Although solitude was often hard to come by since we were in North Dakota with 50 or so relatives for my Grandma’s 90th birthday. Still, you didn’t have to walk far down the gravel road before you heard only the hum of insects and could turn in circles without seeing anyone for miles. And you really can see for miles.
When not escaping to the quiet solitude found in the fields of corn, wheat and sunflowers, we were visiting with aunts, uncles, great uncles, cousins and cousins once or twice removed. “Visiting” is a fine art in North Dakota. People can visit for hours, most often in church basements or garages and sometimes on the porch.
There was fishing and golfing and church and swimming in the river. There was eating and drinking around the clock. Oh man, did we eat and drink. We had bottomless coolers filled with Pabst Blue Ribbon and Grain Belt (a beer with the best tagline ever…Grain Belt, The Friendly Beer) and a whole lot of meat, potatoes and “salads” made from fruit and whipped cream.
On the fourth night when my cousin’s wife from Seattle made a real salad with chickpeas & avocado and a cilantro-lime dressing, I couldn’t get enough of it. It was as if I was discovering cilantro again for the first time. I love home cookin’ as much as anyone, but when the only seasonings I’ve tasted for days are salt and pepper I start to crave fresher flavors. Aromatic cilantro, spicy peppers, creamy avocados, the zing of lime juice – this salad has it all going on. If you’ve been looking for a salad to take to parties and family gatherings, this is a great one to make all summer long.
The original recipe for the salad is a little different and includes chicken, but the vegetarian version below is plenty satisfying. I can also imagine using the cilantro-lime dressing for an entirely different kind of salad – maybe one that includes corn, tomatoes and bell peppers. Or, sliced chicken doused in the dressing and served over greens.
Back in LA, I’ve been thinking a lot about the differences between urban and rural life and if by living in a big city we’re robbing O of a quieter, less hectic childhood.

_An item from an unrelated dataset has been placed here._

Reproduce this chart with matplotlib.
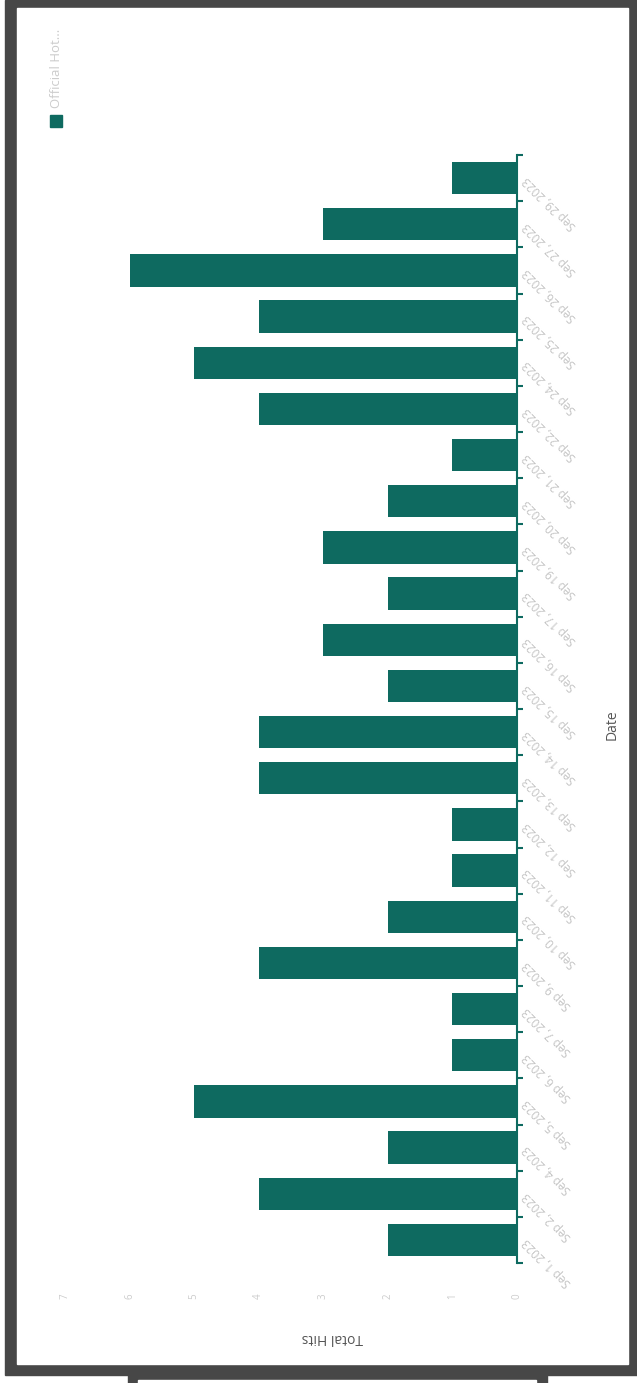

I really love seeing her run wild and free on a farm, or in the woods at my family’s cabin, or in the most amazing garden I’ve ever seen.
But I also love exposing her to all the energy and culture and experiences found in a big city. I feel lucky to live in a big city and to have a husband from an even bigger city that we fly across the country to visit once or twice a year. But I do love getting away. I mean really away. I need to flee city life a few times a year to clear my head and take a break from the exhausting rituals of urban living.

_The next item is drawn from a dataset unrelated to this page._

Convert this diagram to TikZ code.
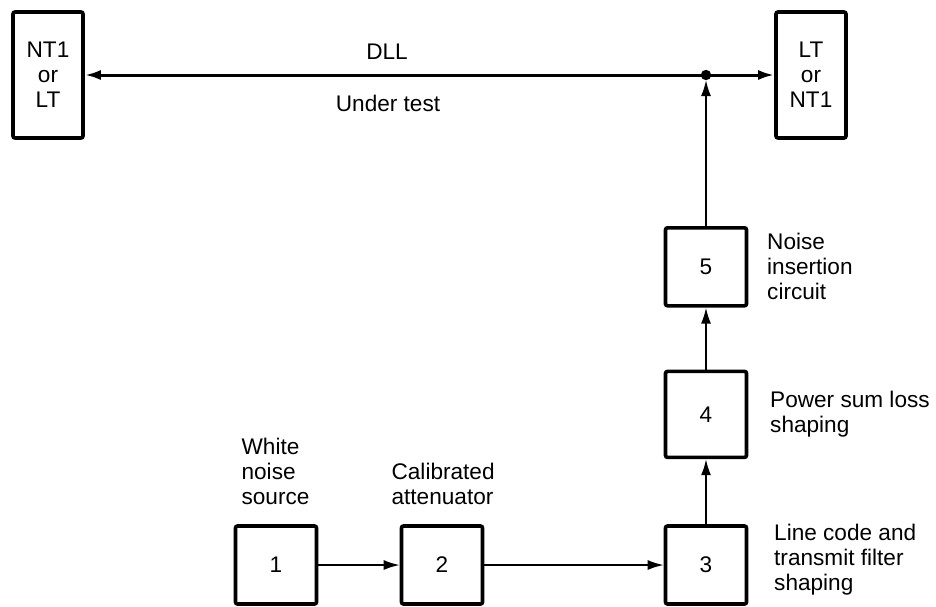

When you stay in once place too long it’s so easy to forget that our country has so many distinct regions with food and scenery and lifestyles that are nothing alike. People planning vacations often skip over the Midwest and that’s a shame. There is vast country out there in the middle that is worth seeing, with haunting landscapes and unfamiliar sounds and a rhythm all of its own.
But…I always feel a rush of happiness when I return and see the lights of a big city glowing. I wonder if O will be the same way. Will growing up in a city make her a city girl? Or one day will she choose to make her home in a wide open space with crickets chirping instead of helicopters circling?
As much as I like living in a city, I’m so thankful to have family in remote places we can escape to. Until you have stood in a field, completely surrounded by sunflowers about bloom, you don’t know what peace and quiet really is.
Chickpea Avocado Salad with Cilantro-Lime Dressing
1/2 a bunch of cilantro, leaves mostly plucked from stems (stems discarded)
1/4 cup lime juice (about 2 limes)
1/2 cup olive oil
1/2 teaspoon kosher salt
2 cans of chickpeas (garbanzo beans), drained
3 green onions, finely chopped
2 Anaheim (mild) or Poblano (spicier) peppers, seeded and finely chopped
2 to 3 avocados, peeled and chopped or sliced
In a food processor, blend the cilantro leaves until finely chopped. With the blade running pour in the lime juice then slowly add the olive oil and salt until the dressing is well blended.
In a large bowl mix together the chickpeas, onions and peppers. Pour the dressing on top and mix well. Gently add the avocados, mixing enough to cover the avocados in dressing. Add a sprinkle more of salt.